Set down exactly the lines of the listing below, please, beginning with the first and ending with the line that holds "(-337,-326) rectangle (331,325);".
────────────────────
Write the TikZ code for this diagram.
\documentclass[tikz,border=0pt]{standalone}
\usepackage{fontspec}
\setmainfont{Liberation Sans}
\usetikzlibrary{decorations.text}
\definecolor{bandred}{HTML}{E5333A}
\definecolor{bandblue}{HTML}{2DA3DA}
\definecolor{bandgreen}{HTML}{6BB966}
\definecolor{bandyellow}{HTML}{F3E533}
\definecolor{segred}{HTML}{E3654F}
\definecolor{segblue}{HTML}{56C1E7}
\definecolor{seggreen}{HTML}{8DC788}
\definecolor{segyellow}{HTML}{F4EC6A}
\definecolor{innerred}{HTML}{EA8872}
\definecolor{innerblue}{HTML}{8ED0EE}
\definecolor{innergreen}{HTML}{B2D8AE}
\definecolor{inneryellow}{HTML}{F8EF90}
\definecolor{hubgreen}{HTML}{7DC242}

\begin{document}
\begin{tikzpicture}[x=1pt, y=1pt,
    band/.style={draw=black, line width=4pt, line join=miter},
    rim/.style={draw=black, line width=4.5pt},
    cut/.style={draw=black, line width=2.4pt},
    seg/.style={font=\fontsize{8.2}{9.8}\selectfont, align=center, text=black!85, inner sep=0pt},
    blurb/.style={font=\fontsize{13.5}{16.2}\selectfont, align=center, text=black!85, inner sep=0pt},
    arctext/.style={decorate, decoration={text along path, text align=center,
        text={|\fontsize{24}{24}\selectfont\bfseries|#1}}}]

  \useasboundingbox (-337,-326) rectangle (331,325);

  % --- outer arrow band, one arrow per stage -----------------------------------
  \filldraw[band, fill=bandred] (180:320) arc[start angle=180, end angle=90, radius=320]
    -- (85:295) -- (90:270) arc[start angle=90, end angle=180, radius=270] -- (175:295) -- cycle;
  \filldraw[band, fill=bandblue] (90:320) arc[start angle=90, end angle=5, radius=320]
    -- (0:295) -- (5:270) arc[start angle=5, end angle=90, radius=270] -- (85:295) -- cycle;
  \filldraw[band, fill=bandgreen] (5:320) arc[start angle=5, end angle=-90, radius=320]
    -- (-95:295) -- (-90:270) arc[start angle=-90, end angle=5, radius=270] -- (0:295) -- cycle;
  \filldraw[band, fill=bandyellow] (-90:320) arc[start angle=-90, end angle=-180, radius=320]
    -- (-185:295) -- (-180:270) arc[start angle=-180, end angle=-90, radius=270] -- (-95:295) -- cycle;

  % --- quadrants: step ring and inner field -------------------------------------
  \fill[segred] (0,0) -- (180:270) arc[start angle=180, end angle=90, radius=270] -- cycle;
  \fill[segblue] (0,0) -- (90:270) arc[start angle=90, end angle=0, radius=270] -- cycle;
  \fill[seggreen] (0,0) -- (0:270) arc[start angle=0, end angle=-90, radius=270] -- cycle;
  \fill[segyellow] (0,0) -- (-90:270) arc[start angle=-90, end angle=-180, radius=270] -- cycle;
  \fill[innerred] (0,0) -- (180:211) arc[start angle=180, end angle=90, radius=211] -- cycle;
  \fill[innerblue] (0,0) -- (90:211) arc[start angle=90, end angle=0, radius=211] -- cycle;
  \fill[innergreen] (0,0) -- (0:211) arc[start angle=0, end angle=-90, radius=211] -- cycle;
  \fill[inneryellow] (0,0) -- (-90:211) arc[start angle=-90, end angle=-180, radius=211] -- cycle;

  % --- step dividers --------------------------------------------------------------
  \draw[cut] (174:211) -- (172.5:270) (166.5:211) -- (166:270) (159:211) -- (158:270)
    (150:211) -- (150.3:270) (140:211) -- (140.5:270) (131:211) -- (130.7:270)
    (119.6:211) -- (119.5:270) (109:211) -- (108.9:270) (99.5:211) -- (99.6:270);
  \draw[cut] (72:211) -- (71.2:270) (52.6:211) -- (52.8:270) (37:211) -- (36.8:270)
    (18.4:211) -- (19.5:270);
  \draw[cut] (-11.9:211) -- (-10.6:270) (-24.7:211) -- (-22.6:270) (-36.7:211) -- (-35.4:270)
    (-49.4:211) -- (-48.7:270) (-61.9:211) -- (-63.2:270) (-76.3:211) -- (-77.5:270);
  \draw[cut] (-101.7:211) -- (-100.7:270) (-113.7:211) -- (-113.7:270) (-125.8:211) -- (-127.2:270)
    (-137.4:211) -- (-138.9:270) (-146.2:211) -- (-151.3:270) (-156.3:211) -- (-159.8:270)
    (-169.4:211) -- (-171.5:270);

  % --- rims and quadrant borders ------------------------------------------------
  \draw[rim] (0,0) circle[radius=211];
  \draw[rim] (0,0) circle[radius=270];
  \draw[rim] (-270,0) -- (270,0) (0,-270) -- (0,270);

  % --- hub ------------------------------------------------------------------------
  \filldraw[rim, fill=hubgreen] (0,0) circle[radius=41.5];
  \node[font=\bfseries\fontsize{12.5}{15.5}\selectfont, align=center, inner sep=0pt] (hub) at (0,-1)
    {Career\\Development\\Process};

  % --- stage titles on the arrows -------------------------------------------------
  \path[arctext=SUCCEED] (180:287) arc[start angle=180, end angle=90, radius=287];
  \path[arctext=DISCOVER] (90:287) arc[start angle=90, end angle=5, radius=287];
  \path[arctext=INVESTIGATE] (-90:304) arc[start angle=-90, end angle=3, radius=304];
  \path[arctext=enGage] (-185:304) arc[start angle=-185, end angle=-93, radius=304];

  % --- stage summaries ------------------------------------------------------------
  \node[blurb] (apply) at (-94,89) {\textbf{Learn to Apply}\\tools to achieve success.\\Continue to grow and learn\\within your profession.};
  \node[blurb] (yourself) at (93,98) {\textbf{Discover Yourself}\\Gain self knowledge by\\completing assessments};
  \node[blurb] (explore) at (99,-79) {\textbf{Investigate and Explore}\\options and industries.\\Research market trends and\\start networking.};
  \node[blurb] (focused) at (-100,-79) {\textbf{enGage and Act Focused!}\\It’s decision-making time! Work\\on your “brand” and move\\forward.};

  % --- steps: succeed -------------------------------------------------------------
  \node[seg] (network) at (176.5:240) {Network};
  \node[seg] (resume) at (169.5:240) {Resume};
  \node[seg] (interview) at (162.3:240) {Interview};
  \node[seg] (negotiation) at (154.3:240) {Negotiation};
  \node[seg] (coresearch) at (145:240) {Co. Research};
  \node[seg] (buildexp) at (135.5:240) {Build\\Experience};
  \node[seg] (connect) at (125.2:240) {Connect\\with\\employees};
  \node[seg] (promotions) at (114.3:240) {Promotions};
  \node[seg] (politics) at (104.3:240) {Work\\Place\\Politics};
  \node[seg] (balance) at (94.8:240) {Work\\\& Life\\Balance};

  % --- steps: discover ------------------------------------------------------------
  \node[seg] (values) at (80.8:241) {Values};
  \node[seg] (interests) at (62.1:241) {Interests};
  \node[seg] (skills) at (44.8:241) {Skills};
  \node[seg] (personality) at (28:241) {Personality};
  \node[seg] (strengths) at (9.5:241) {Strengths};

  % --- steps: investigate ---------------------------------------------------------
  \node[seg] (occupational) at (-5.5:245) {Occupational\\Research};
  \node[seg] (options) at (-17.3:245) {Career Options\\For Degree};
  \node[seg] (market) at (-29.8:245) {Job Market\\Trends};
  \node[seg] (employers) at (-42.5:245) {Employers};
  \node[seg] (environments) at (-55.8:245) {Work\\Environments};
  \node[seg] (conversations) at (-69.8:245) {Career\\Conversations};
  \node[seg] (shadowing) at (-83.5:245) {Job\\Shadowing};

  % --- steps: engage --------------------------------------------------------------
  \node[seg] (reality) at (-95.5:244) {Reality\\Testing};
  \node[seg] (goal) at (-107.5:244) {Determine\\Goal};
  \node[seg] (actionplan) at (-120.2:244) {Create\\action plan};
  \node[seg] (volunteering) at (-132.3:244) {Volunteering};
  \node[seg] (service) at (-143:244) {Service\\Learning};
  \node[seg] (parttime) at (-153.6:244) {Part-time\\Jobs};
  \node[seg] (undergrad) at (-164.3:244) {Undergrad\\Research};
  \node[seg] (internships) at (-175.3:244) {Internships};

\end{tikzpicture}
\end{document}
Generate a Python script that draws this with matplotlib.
────────────────────
▶ **Full output**:
Write the TikZ code for this diagram.
\documentclass[tikz,border=0pt]{standalone}
\usepackage{fontspec}
\setmainfont{Liberation Sans}
\usetikzlibrary{decorations.text}
\definecolor{bandred}{HTML}{E5333A}
\definecolor{bandblue}{HTML}{2DA3DA}
\definecolor{bandgreen}{HTML}{6BB966}
\definecolor{bandyellow}{HTML}{F3E533}
\definecolor{segred}{HTML}{E3654F}
\definecolor{segblue}{HTML}{56C1E7}
\definecolor{seggreen}{HTML}{8DC788}
\definecolor{segyellow}{HTML}{F4EC6A}
\definecolor{innerred}{HTML}{EA8872}
\definecolor{innerblue}{HTML}{8ED0EE}
\definecolor{innergreen}{HTML}{B2D8AE}
\definecolor{inneryellow}{HTML}{F8EF90}
\definecolor{hubgreen}{HTML}{7DC242}

\begin{document}
\begin{tikzpicture}[x=1pt, y=1pt,
    band/.style={draw=black, line width=4pt, line join=miter},
    rim/.style={draw=black, line width=4.5pt},
    cut/.style={draw=black, line width=2.4pt},
    seg/.style={font=\fontsize{8.2}{9.8}\selectfont, align=center, text=black!85, inner sep=0pt},
    blurb/.style={font=\fontsize{13.5}{16.2}\selectfont, align=center, text=black!85, inner sep=0pt},
    arctext/.style={decorate, decoration={text along path, text align=center,
        text={|\fontsize{24}{24}\selectfont\bfseries|#1}}}]

  \useasboundingbox (-337,-326) rectangle (331,325);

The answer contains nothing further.